While the 2011 cast (including Anna Netrebko, Barbara Frittoli and Bryn Terfel) was starrier, the two male leads worked better this time and were abetted by the splendid Donna Anna of Hanna-Elisabeth Müller, one of the finest sopranos I have come across in a long time. She was a memorable Marzelline in her Met debut in Fidelio in March, but that did not prepare me for what she did in Milan. In a strapless black gown designed for Netrebko, Müller looked like John Singer Sargent’s Madame X and sang with such ease and deep feeling for the role and for Carsen’s ideas.
The performance was conducted by Paavo Järvi and the orchestra, though not quite the level of the Met, was marvelous. Attending a first-class performance at this temple of the lyric art is still one of the summits in the life of an opera lover.

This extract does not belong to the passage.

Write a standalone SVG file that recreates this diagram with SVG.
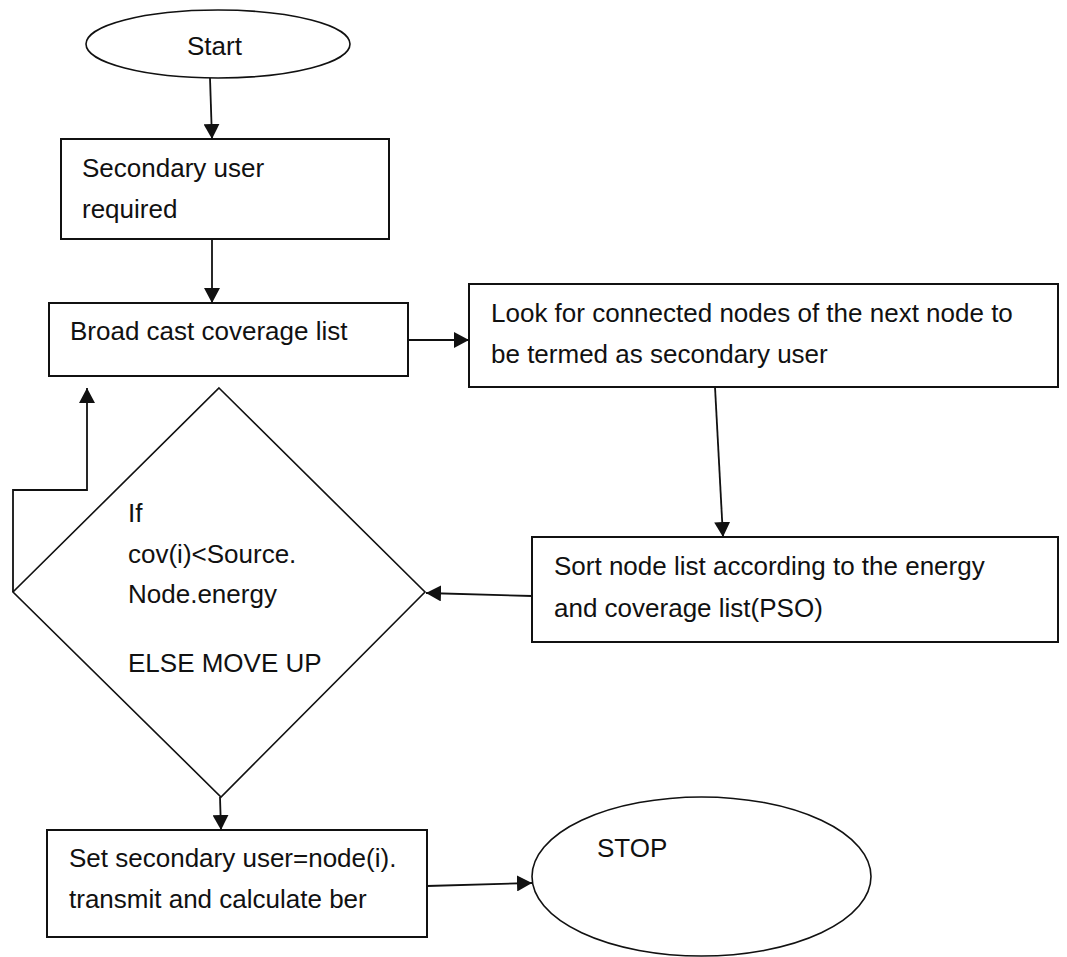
<svg xmlns="http://www.w3.org/2000/svg" width="1067" height="957" viewBox="0 0 1067 957">
  <style>
    .shape { fill: #ffffff; stroke: #111111; stroke-width: 2; }
    .thin { fill: #ffffff; stroke: #111111; stroke-width: 1.6; }
    .conn { fill: none; stroke: #111111; stroke-width: 1.8; }
    text { font-family: "Liberation Sans", Arial, sans-serif; font-size: 26px; fill: #111111; }
  </style>
  <defs>
    <marker id="arrow" markerUnits="userSpaceOnUse" markerWidth="16" markerHeight="16" viewBox="0 0 16 16" refX="15" refY="8" orient="auto">
      <path d="M0,0 L15,8 L0,16 Z" fill="#111111"/>
    </marker>
  </defs>
  <rect width="1067" height="957" fill="#ffffff"/>

  <g id="start">
    <ellipse class="thin" cx="218" cy="44" rx="132" ry="34"/>
    <text x="187" y="55">Start</text>
  </g>

  <g id="secondary-user">
    <rect class="shape" x="61" y="139" width="328" height="100"/>
    <text x="82" y="177">Secondary user</text>
    <text x="82" y="218">required</text>
  </g>

  <g id="broadcast">
    <rect class="shape" x="49" y="303" width="359" height="73"/>
    <text x="70" y="340">Broad cast coverage list</text>
  </g>

  <g id="look-for">
    <rect class="shape" x="469" y="284" width="589" height="103"/>
    <text x="491" y="322">Look for connected nodes of the next node to</text>
    <text x="491" y="363">be termed as secondary user</text>
  </g>

  <g id="sort">
    <rect class="shape" x="532" y="537" width="526" height="105"/>
    <text x="554" y="575">Sort node list according to the energy</text>
    <text x="554" y="617">and coverage list(PSO)</text>
  </g>

  <g id="decision">
    <polygon class="thin" points="219,388 425,592 221,797 13,592"/>
    <text x="128" y="522">If</text>
    <text x="128" y="563">cov(i)&lt;Source.</text>
    <text x="128" y="603">Node.energy</text>
    <text x="128" y="672">ELSE MOVE UP</text>
  </g>

  <g id="set-secondary">
    <rect class="shape" x="47" y="830" width="380" height="107"/>
    <text x="69" y="867">Set secondary user=node(i).</text>
    <text x="69" y="908">transmit and calculate ber</text>
  </g>

  <g id="stop">
    <ellipse class="thin" cx="701.5" cy="876.5" rx="169.5" ry="79.5"/>
    <text x="597" y="857">STOP</text>
  </g>

  <g id="connectors">
    <line class="conn" x1="210" y1="78" x2="212" y2="139" marker-end="url(#arrow)"/>
    <line class="conn" x1="212" y1="239" x2="212" y2="303" marker-end="url(#arrow)"/>
    <line class="conn" x1="408" y1="340" x2="469" y2="340" marker-end="url(#arrow)"/>
    <line class="conn" x1="715" y1="387" x2="723" y2="537" marker-end="url(#arrow)"/>
    <line class="conn" x1="532" y1="596" x2="426" y2="593" marker-end="url(#arrow)"/>
    <polyline class="conn" points="13,592 13,490 87,490 87,388" marker-end="url(#arrow)"/>
    <line class="conn" x1="220" y1="797" x2="221" y2="830" marker-end="url(#arrow)"/>
    <line class="conn" x1="427" y1="886" x2="532" y2="883" marker-end="url(#arrow)"/>
  </g>
</svg>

On May 31 the company announced its 2017-2018 season and it is very appealing. There will be 15 operas (fewer than the Met or Vienna), but also 8 ballet programs, 8 symphonic concerts, 8 vocal recitals, children’s programs, and visits from major orchestras and the Bolshoi Ballet. Many excellent conductors and singers are scheduled. The glamorous Dec. 7 opening night will be Andrea Chénier, starring Yusif Eyvazov and his wife Anna Netrebko, conducted by music director Riccardo Chailly.
La Scala looks back with a revival of Franco Zeffirelli’s sumptuous Aïda in honor of the director’s 95th birthday. It will be conducted by 86-year-old Nello Santi, who I would love to see again at the Met. There will also be Don Pasquale, Elektra, Ernani, Fidelio, Die Fledermaus, Orphée et Eurydice and Simon Boccanegra. I am drawn to seldom-seen operas such as Francesca da Rimini, Il Pirata, the world premiere of Kurtag’s Fin de Partie (based on Samuel Beckett’s Endgame), Mozart’s La Finta Giardiniera and, especially Schubert’s Fierrabras.
I want to single out Cherubini’s Ali Babà e i quaranta ladroni (Ali Baba and the Forty Thieves) in Sept. 2018. It will be presented by the Accademia della Scala, the training program that is a jewel in the company’s crown. It has done one mainstage production each season since 2016. Ali Babà will be conducted by Paolo Carignani and produced by Liliana Cavani.
The roots of training performers at La Scala dates back to 1813, when the renowned ballet school was founded. A school for singers was established in 1950 and one for stage directors came in 1970. In recent years, the Accademia has grown in scope and now has 1200 students receiving a wide range of training. It became an autonomous school in 2001. An outstanding recent graduate is soprano Pretty Yende.
The Accademia trains opera talent of all types: conductors, instrumentalists, singers, stage directors, scenic designers, hair stylists, wig makers, tailors, costume designers, videographers, sound crews, lighting designers and photographers, as well as young people who want to work in opera management. No other theater in the world offers as complete an education in all aspects of bringing opera to the public. But, then, no other opera house is Teatro alla Scala.